Industry and government must link up to ensure that the workforce has the skills to deliver the necessary infrastructure for net zero, a report has said.
Towards Net Zero, released by the Engineering Construction Industry Training Board (ECITB), mapped out how in pursuit of the 2050 net zero target, the UK must deploy a range of technologies to decarbonise the industrial and energy sectors. This includes carbon capture and hydrogen. The engineering construction industry, due to being responsible for designing, installation and maintaining industry plant and infrastructure, stands to play a key role in hitting climate goals. The report looked at the implications of decarbonisation for the industry, including the potential for over £40bn in revenues by 2050 and a series of critical challenges that will have to be met if the switch to low carbon technologies is to be made.
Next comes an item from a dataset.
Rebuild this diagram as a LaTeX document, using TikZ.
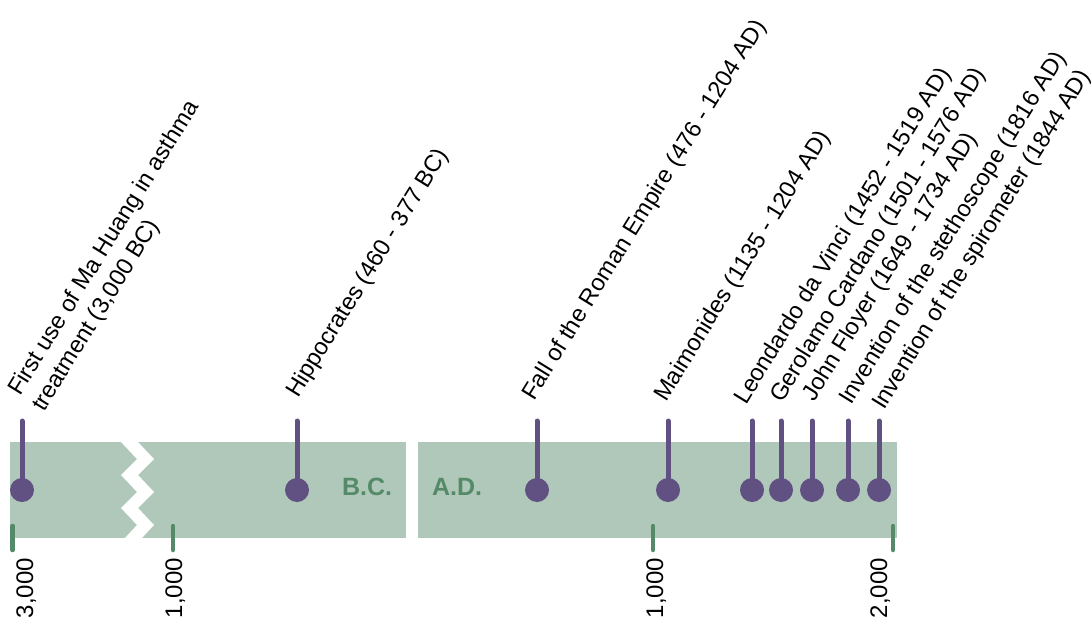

Despite the UK PLC having many of the skills required to deploy these technologies, the report warned of notable gaps in areas including CO2 pipeline monitoring, production of synthetic fuels and repurposing of salt caverns for hydrogen storage. There are also uncertainties surrounding the number of workers required and the timeframe for their deployment. This could lead to skill shortages.
The report made a series of recommendations of how the ECITB and government can work with the engineering construction industry to minimise the disruption caused by the shift and harness the opportunities provided by net zero. These include identifying and closing skills gaps; minimising skill shortages; and leveraging policy and innovation. On the latter, it explained linking education and industry more closely at regional level is a must, so that government policy and educators reflect local skills needs.
Chris Claydon, ECITB Chief Executive, said: “Engineering construction is a dynamic industry and the widespread adoption of renewable energy technologies in recent years shows industry can successfully adapt to transform big challenges into great opportunities. If we are to meet our climate change targets, we need a vibrant and skilled contracting industry to successfully deliver the technologies and infrastructure required to decarbonise industrial sites and processes.”